EXERCISE DETAILS >> Every line from the one holding "Reproduce this diagram with TikZ." through the one holding "(0,0) rectangle (810,409);" should be returned exactly, both included; the pictures should not.

DATASET ENTRIES >>
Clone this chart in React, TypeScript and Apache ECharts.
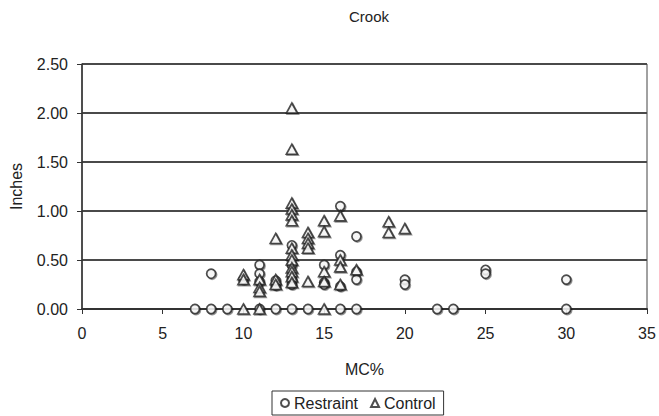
import React, { useEffect, useRef } from "react";
import * as echarts from "echarts";

const title = "Crook";
const xName = "MC%";
const yName = "Inches";
const seriesNames = ["Restraint", "Control"];

// [MC%, Inches]
const restraint: [number, number][] = [
  [7, 0], [8, 0], [9, 0], [11, 0], [12, 0], [13, 0], [14, 0], [16, 0], [17, 0], [22, 0], [23, 0], [30, 0],
  [8, 0.36],
  [10, 0.3],
  [11, 0.45], [11, 0.36], [11, 0.28],
  [12, 0.29], [12, 0.24],
  [13, 0.65], [13, 0.45], [13, 0.3], [13, 0.25],
  [15, 0.45], [15, 0.27], [15, 0.25],
  [16, 1.05], [16, 0.55], [16, 0.23],
  [17, 0.74], [17, 0.38], [17, 0.3],
  [20, 0.3], [20, 0.25],
  [25, 0.4], [25, 0.36],
  [30, 0.3],
];

const control: [number, number][] = [
  [10, 0], [11, 0], [15, 0],
  [10, 0.35], [10, 0.3],
  [11, 0.3], [11, 0.22], [11, 0.18],
  [12, 0.72], [12, 0.3], [12, 0.25],
  [13, 2.05], [13, 1.63], [13, 1.08], [13, 1.02], [13, 0.96], [13, 0.9],
  [13, 0.62], [13, 0.55], [13, 0.5], [13, 0.42], [13, 0.38], [13, 0.33], [13, 0.27],
  [14, 0.78], [14, 0.72], [14, 0.67], [14, 0.62], [14, 0.28],
  [15, 0.9], [15, 0.79], [15, 0.38], [15, 0.28],
  [16, 0.95], [16, 0.5], [16, 0.43], [16, 0.25],
  [17, 0.4],
  [19, 0.89], [19, 0.78],
  [20, 0.82],
];

const FONT = "'Liberation Sans', Arial, sans-serif";

export default function App() {
  const ref = useRef<HTMLDivElement>(null);
  useEffect(() => {
    if (!ref.current) return;
    const chart = echarts.init(ref.current, undefined, { renderer: "svg" });
    const markerStyle = {
      color: "#ffffff",
      borderColor: "#222222",
      borderWidth: 1.7,
      shadowColor: "rgba(0,0,0,0.5)",
      shadowOffsetX: 1,
      shadowOffsetY: 1,
      shadowBlur: 0,
    };
    chart.setOption({
      animation: false,
      backgroundColor: "#ffffff",
      title: {
        text: title,
        left: 364,
        top: 4,
        textAlign: "center",
        textStyle: { fontFamily: FONT, fontSize: 15, fontWeight: "normal", color: "#222" },
      },
      legend: {
        data: seriesNames,
        left: 272,
        bottom: 1,
        orient: "horizontal",
        borderColor: "#333",
        borderWidth: 1,
        borderRadius: 0,
        padding: [4, 8, 4, 8],
        itemWidth: 8,
        itemHeight: 8,
        itemGap: 12,
        textStyle: { fontFamily: FONT, fontSize: 16, color: "#222" },
      },
      grid: {
        left: 81,
        right: 12,
        top: 64,
        bottom: 107,
        show: true,
        borderColor: "#444",
        borderWidth: 1,
        backgroundColor: "transparent",
      },
      xAxis: {
        type: "value",
        min: 0,
        max: 35,
        interval: 5,
        name: xName,
        nameLocation: "middle",
        nameGap: 52,
        nameTextStyle: { fontFamily: FONT, fontSize: 16, color: "#222" },
        axisLine: { show: true, onZero: false, lineStyle: { color: "#333", width: 2 } },
        axisTick: { show: true, inside: false, length: 5, lineStyle: { color: "#333", width: 1 } },
        axisLabel: { fontFamily: FONT, fontSize: 16, color: "#222", margin: 16 },
        splitLine: { show: false },
      },
      yAxis: {
        type: "value",
        min: 0,
        max: 2.5,
        interval: 0.5,
        name: yName,
        nameLocation: "middle",
        nameGap: 58,
        nameTextStyle: { fontFamily: FONT, fontSize: 16, color: "#222" },
        axisLine: { show: true, lineStyle: { color: "#333", width: 1.5 } },
        axisTick: { show: true, inside: false, length: 5, lineStyle: { color: "#333", width: 1 } },
        axisLabel: {
          fontFamily: FONT,
          fontSize: 16,
          color: "#222",
          margin: 14,
          formatter: (v: number) => v.toFixed(2),
        },
        splitLine: { show: true, lineStyle: { color: "#4a4a4a", width: 1.8 } },
      },
      series: [
        {
          name: seriesNames[0],
          type: "scatter",
          symbol: "circle",
          symbolSize: 9,
          data: restraint,
          itemStyle: markerStyle,
          z: 3,
        },
        {
          name: seriesNames[1],
          type: "scatter",
          symbol: "triangle",
          symbolSize: [11, 10],
          data: control,
          itemStyle: markerStyle,
          z: 4,
        },
      ],
    });
    return () => chart.dispose();
  }, []);
  return (
    <div
      ref={ref}
      style={{ position: "absolute", left: 0, top: 0, width: 659, height: 416 }}
    />
  );
}
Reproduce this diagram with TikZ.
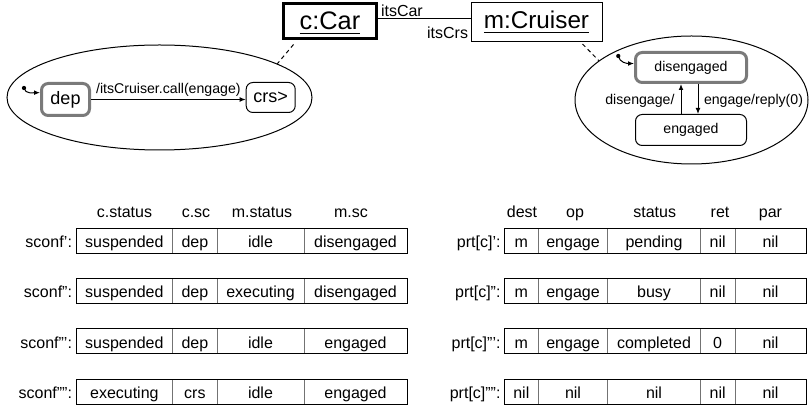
\documentclass[tikz,border=0pt]{standalone}
\usepackage{fontspec}
\setmainfont{Liberation Sans}
\usetikzlibrary{arrows.meta,shapes.geometric}
% object name with a drawn underline
\newcommand\ulname[1]{\setbox0\hbox{#1}\rlap{\rule[-3pt]{\wd0}{0.9pt}}\box0}
\begin{document}
\begin{tikzpicture}[x=0.75pt,y=-0.75pt,line width=0.75pt,
  txt/.style={inner sep=0pt,font=\fontsize{12}{14}\selectfont},
  small/.style={inner sep=0pt,font=\fontsize{10.6}{12}\selectfont},
  obj/.style={draw,rectangle,inner sep=0pt},
  region/.style={draw,ellipse,inner sep=0pt},
  state/.style={draw,rectangle,rounded corners=5pt,inner sep=0pt},
  initstate/.style={state,draw=black!52,line width=2.25pt},
  arr/.style={-{Latex[length=4.5pt,width=3.6pt]}},
  sep/.style={draw=black!55},
  link/.style={dashed,dash pattern=on 3pt off 2.5pt},
]
\useasboundingbox (0,0) rectangle (810,409);

% ---- objects and their link ----
\node[obj,line width=2.25pt,minimum width=69.75pt,minimum height=26.25pt,
      text height=15pt,text depth=1.5pt,font=\fontsize{19}{22}\selectfont]
  (car) at (330,21) {\ulname{c:Car}};
\node[obj,minimum width=98.25pt,minimum height=29.25pt,
      text height=13pt,text depth=3.25pt,font=\fontsize{18.2}{21}\selectfont]
  (cru) at (536.5,22.5) {\ulname{m:Cruiser}};
\draw (car.east |- 0,18.7) -- (cru.west |- 0,18.7);
\node[txt,anchor=base west] (rcar) at (380.5,16.3) {itsCar};
\node[txt,anchor=base east] (rcrs) at (468.5,38.3) {itsCrs};

% ---- statechart of c ----
\node[region,minimum width=228.75pt,minimum height=78.75pt] (lreg) at (159.5,97.5) {};
\draw[link] (car.south west) ++(11.5,4.5) -- (lreg.16);
\node[initstate,minimum width=36pt,minimum height=24pt,
      font=\fontsize{13.5}{16}\selectfont] (dep) at (65.5,99.5) {dep};
\node[state,minimum width=36.75pt,minimum height=22.5pt,
      font=\fontsize{13.5}{16}\selectfont] (crs) at (270.7,97.5) {crs>};
\coordinate (li) at (24,88);
\fill (li) circle[radius=1.6pt];
\draw[arr] (li) to[out=-80,in=180] (dep.165);
\draw[arr] (dep.east) -- (dep.east -| crs.west)
  node[small,midway,above=2.2pt] (tlab) {/itsCruiser.call(engage)};

% ---- statechart of m ----
\node[region,minimum width=174.75pt,minimum height=96pt] (rreg) at (691.5,100) {};
\draw[link] (cru.south east) ++(-20,1.5) -- (rreg.157);
\node[initstate,small,minimum width=83.25pt,minimum height=22.5pt] (dis) at (691,67.5) {disengaged};
\node[state,small,minimum width=83.25pt,minimum height=23.25pt] (eng) at (691,130) {engaged};
\coordinate (ri) at (618.3,56);
\fill (ri) circle[radius=1.6pt];
\draw[arr] (ri) to[out=-80,in=180] (dis.176);
\draw[arr] (681,0 |- eng.north) -- (681,0 |- dis.south);
\draw[arr] (698,0 |- dis.south) -- (698,0 |- eng.north);
\node[small,anchor=base east] (ldis) at (675,105) {disengage/};
\node[small,anchor=base west] (leng) at (703.5,105) {engage/reply(0)};

% ---- state configurations ----
\foreach \x/\h [count=\i] in {124.5/c.status,196/c.sc,262/m.status,351/m.sc}
  \node[txt,anchor=base] (lh\i) at (\x,218) {\h};
\foreach \r/\lab/\xa/\xb/\xc/\xd in {
    0/sconf'/suspended/dep/idle/disengaged,
    1/sconf''/suspended/dep/executing/disengaged,
    2/sconf'''/suspended/dep/idle/engaged,
    3/sconf''''/executing/crs/idle/engaged}{
  \pgfmathsetmacro\rt{228.5+50.2*\r}
  \draw[sep] (172.7,\rt) -- +(0,25) (217,\rt) -- +(0,25) (304,\rt) -- +(0,25);
  \draw (76,\rt) rectangle +(331,25);
  \node[txt,anchor=base east] (ls\r) at (72.5,\rt+19.3) {\lab:};
  \node[txt,anchor=base] (lc\r-1) at (124.35,\rt+19.3) {\xa};
  \node[txt,anchor=base] (lc\r-2) at (194.85,\rt+19.3) {\xb};
  \node[txt,anchor=base] (lc\r-3) at (260.5,\rt+19.3) {\xc};
  \node[txt,anchor=base] (lc\r-4) at (355.5,\rt+19.3) {\xd};
}

% ---- port contents ----
\foreach \x/\h [count=\i] in {522/dest,575/op,654.7/status,720/ret,770.5/par}
  \node[txt,anchor=base] (rh\i) at (\x,218) {\h};
\foreach \r/\lab/\xa/\xb/\xc/\xd/\xe in {
    0/prt[c]'/m/engage/pending/nil/nil,
    1/prt[c]''/m/engage/busy/nil/nil,
    2/prt[c]'''/m/engage/completed/0/nil,
    3/prt[c]''''/nil/nil/nil/nil/nil}{
  \pgfmathsetmacro\rt{228.5+50.2*\r}
  \draw[sep] (538.3,\rt) -- +(0,25) (607.7,\rt) -- +(0,25)
             (700.3,\rt) -- +(0,25) (735,\rt) -- +(0,25);
  \draw (504.3,\rt) rectangle (806,\rt+25);
  \node[txt,anchor=base east] (ps\r) at (501,\rt+19.3) {\lab:};
  \node[txt,anchor=base] (pc\r-1) at (521.3,\rt+19.3) {\xa};
  \node[txt,anchor=base] (pc\r-2) at (573,\rt+19.3) {\xb};
  \node[txt,anchor=base] (pc\r-3) at (654,\rt+19.3) {\xc};
  \node[txt,anchor=base] (pc\r-4) at (717.65,\rt+19.3) {\xd};
  \node[txt,anchor=base] (pc\r-5) at (770.5,\rt+19.3) {\xe};
}
\end{tikzpicture}
\end{document}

WRITTEN REPLY >>
Reproduce this diagram with TikZ.
\documentclass[tikz,border=0pt]{standalone}
\usepackage{fontspec}
\setmainfont{Liberation Sans}
\usetikzlibrary{arrows.meta,shapes.geometric}
% object name with a drawn underline
\newcommand\ulname[1]{\setbox0\hbox{#1}\rlap{\rule[-3pt]{\wd0}{0.9pt}}\box0}
\begin{document}
\begin{tikzpicture}[x=0.75pt,y=-0.75pt,line width=0.75pt,
  txt/.style={inner sep=0pt,font=\fontsize{12}{14}\selectfont},
  small/.style={inner sep=0pt,font=\fontsize{10.6}{12}\selectfont},
  obj/.style={draw,rectangle,inner sep=0pt},
  region/.style={draw,ellipse,inner sep=0pt},
  state/.style={draw,rectangle,rounded corners=5pt,inner sep=0pt},
  initstate/.style={state,draw=black!52,line width=2.25pt},
  arr/.style={-{Latex[length=4.5pt,width=3.6pt]}},
  sep/.style={draw=black!55},
  link/.style={dashed,dash pattern=on 3pt off 2.5pt},
]
\useasboundingbox (0,0) rectangle (810,409);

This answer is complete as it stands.